News that Google has successfully constructed and published maps of North Korea is stirring the imagination of social media aficionados around the world, but may also stir international political tensions.
Google Maps’ latest creation – simply type North Korea into the relevant search bar – is a significant social media development because it was produced not by expert map makers or a spy organisation, but by “citizen cartographers” who worked for several years, using the company’s Map Maker software, to share and fact-check geographical information obtained from satellite images available from Google Earth.
It is an example of “crowdsourcing” and, while Google admits the map may not be 100% accurate, it is further evidence of the “wisdom of the crowd” – a somewhat controversial notion that challenges modernist notions of genius, and of “experts” as the primary and most efficacious creators of human knowledge.
Google’s map of North Korea is not the first example of crowdsourcing on a global scale or for accomplishing quite technical tasks. In the early 2000s, NASA – via its Clickworkers site – recruited amateur astronomers to help it identify and categorise craters on Mars from thousands of photographs taken by the Viking orbiters.
Between 2000 and 2001, more than 80,000 people identified around two million craters for scientific measurement and study and classified the relative age of another 300,000 – a task that would have taken scientists years, if not decades, to complete.
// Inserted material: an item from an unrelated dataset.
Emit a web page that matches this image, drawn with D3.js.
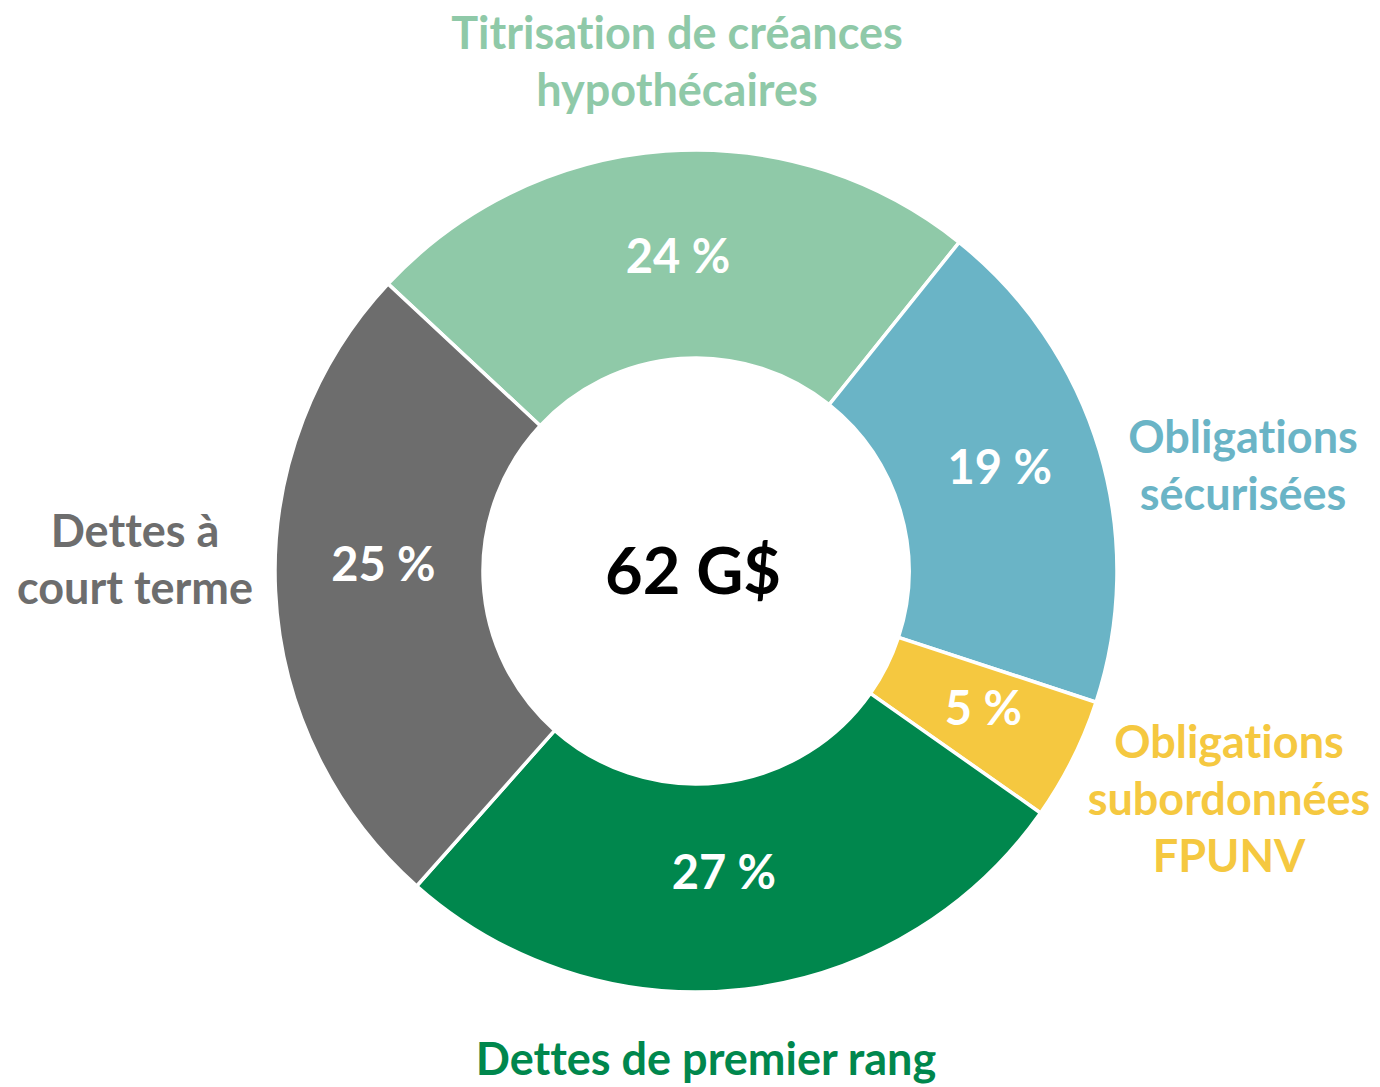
<!DOCTYPE html>
<html>
<head>
<meta charset="utf-8">
<script src="https://cdn.jsdelivr.net/npm/d3@7"></script>
<style>
  body { margin: 0; background: #fff; }
  #chart text { font-family: Lato, "Open Sans", sans-serif; font-weight: 700; font-variant-ligatures: none; }
</style>
</head>
<body>
<div id="chart"></div>
<script>
// funding mix donut
const categories = [
    "Titrisation de créances hypothécaires",
    "Obligations sécurisées",
    "Obligations subordonnées FPUNV",
    "Dettes de premier rang",
    "Dettes à court terme"
]
const shares = [23.8, 19.3, 4.7, 26.8, 25.4]
const labelLines = [
    ["Titrisation de créances", "hypothécaires"],
    ["Obligations", "sécurisées"],
    ["Obligations", "subordonnées", "FPUNV"],
    ["Dettes de premier rang"],
    ["Dettes à", "court terme"]
]
const colors = ["#8fc9a8", "#6ab4c6", "#f5c840", "#00874d", "#6d6d6d"]
const totalLabel = "62 G$"

// layout
const width = 1380, height = 1087
const cx = 696, cy = 571
const outerR = 421, innerR = 213
// outer label: centre x and first baseline, relative to the donut centre
const outerLabelPos = [[-19, -522], [547, -118], [533, 187], [10, 504], [-561, -24]]
const pctNudge = [[5, 1], [0, -13], [4, -5], [-9, -14], [4, -22]]

let svg = d3.select("#chart")
    .append("svg")
        .attr("width", width)
        .attr("height", height)

let g = svg.append("g")
    .attr("transform", `translate(${cx},${cy})`)

let pie = d3.pie()
    .sort(null)
    .startAngle(-47 * Math.PI / 180)
    .endAngle(313 * Math.PI / 180)
    .value(d => d)

let arc = d3.arc()
    .innerRadius(innerR)
    .outerRadius(outerR)

let arcs = pie(shares)

g.selectAll("path.slice")
    .data(arcs)
    .enter().append("path")
        .attr("class", "slice")
        .attr("d", arc)
        .attr("fill", (d, i) => colors[i])
        .attr("stroke", "#fff")
        .attr("stroke-width", 3.5)
        .attr("stroke-linejoin", "miter")

g.selectAll("text.pct")
    .data(arcs)
    .enter().append("text")
        .attr("class", "pct")
        .attr("x", (d, i) => arc.centroid(d)[0] + pctNudge[i][0])
        .attr("y", (d, i) => arc.centroid(d)[1] + pctNudge[i][1])
        .attr("dy", "0.36em")
        .attr("text-anchor", "middle")
        .attr("fill", "#fff")
        .attr("font-size", 47)
        .text(d => `${Math.round(d.value)} %`)

g.append("text")
    .attr("x", -3)
    .attr("y", 0)
    .attr("dy", "0.36em")
    .attr("text-anchor", "middle")
    .attr("fill", "#000")
    .attr("font-size", 65)
    .text(totalLabel)

let lineH = 57
let outer = g.selectAll("text.cat")
    .data(categories)
    .enter().append("text")
        .attr("class", "cat")
        .attr("text-anchor", "middle")
        .attr("fill", (d, i) => colors[i])
        .attr("font-size", 45)

outer.each(function(d, i) {
    let x = outerLabelPos[i][0]
    let y0 = outerLabelPos[i][1]
    d3.select(this).selectAll("tspan")
        .data(labelLines[i])
        .enter().append("tspan")
            .attr("x", x)
            .attr("y", (l, j) => y0 + j * lineH)
            .text(l => l)
})
</script>
</body>
</html>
Furthermore, and significantly, American Scientist reported that this collaborative public effort was found to be almost as accurate as work done by expert planetary geologists.
As “the free encyclopedia that anyone can edit”, Wikipedia stands as the exemplar of crowdsourcing, with more than 24 million articles available for free, versus 120,000 articles in the comprehensive Encyclopaedia Britannica sold by subscription, and found to be almost as accurate as its expensive, expert-produced competitor in a study by the scientific journal Nature.
The concept of crowdsourcing is being closely watched by businesses, governments, scholars, journalists and publishers around the world, because members of the public working for free can help design products and provide services for much less cost and more quickly than traditional production and service delivery processes.
Collaboration and crowdsourcing, drawing on what sociologist Pierre Lévy called “collective intelligence”, challenges the long-established notion of “gatekeepers” who act as intermediaries in media and other production processes to filter content and correct inaccuracies and errors. Many see professional intermediaries as essential to avoid the distribution of misinformation and poor quality products and services.
But the Google map of North Korea further demonstrates that Web 2.0 online environments can operate as what American media scholar Henry Jenkins called a “self-correcting adhocracy” – a term for self-organising groups first used by Cory Doctorow in his science-fiction novel Down and Out in the Magic Kingdom.
Open-access publishing researcher Gunther Eysenbach explains that collaborative Web 2.0 sites such as wikis, social media and social networks maintain standards of accuracy through the activities of “apomediaries”, a term derived from the Latin prefix “apo” which means “stand by” or “alongside”, rather than “in” a process, as occurs with “intermediaries”.
Wikipedia, the Mars Clickworkers project, Google’s map of North Korea and many other social media sites achieve a surprising-to-some level of accuracy and quality because of volunteer “apomediaries” who question, correct, add to, qualify and confirm information online.
Myths and tensions
The concept of “apomediaries” as an alternative or complement to professional intermediaries also challenges another myth perpetrated by marketers and some politicians that “the public” is a largely ignorant amorphous mass, often referred to as “punters,” or other dismissive terms.
In fact, the Technorati 2011 State of the Blogosphere report shows that social media users are mostly well-educated and include many scientists, academics, medical practitioners, engineers, lawyers, and so on. Crowdsourcing can access a vast resource of human talent and knowledge.
However, while Google’s latest initiative may help South Korean families locate relatives and inspire internet users worldwide, it is also likely to escalate international political tensions.
As The Los Angeles Times has reported, the maps can help explore the growth of black markets, track the construction of new power plants and other facilities in North Korea (including nuclear reactors) and identify prison camps.
The Sydney Morning Herald openly reported that the largest North Korean gulag is Camp 22 near at Hoeryong near the northeast border with China and commented that “as many as 200,000 people are estimated to be detained in the North’s vast gulag system”.
Nevertheless, and possibly even because of the tensions and excitement generated by Google’s latest offering, we now have a further demonstration of the influence and change effected by social media.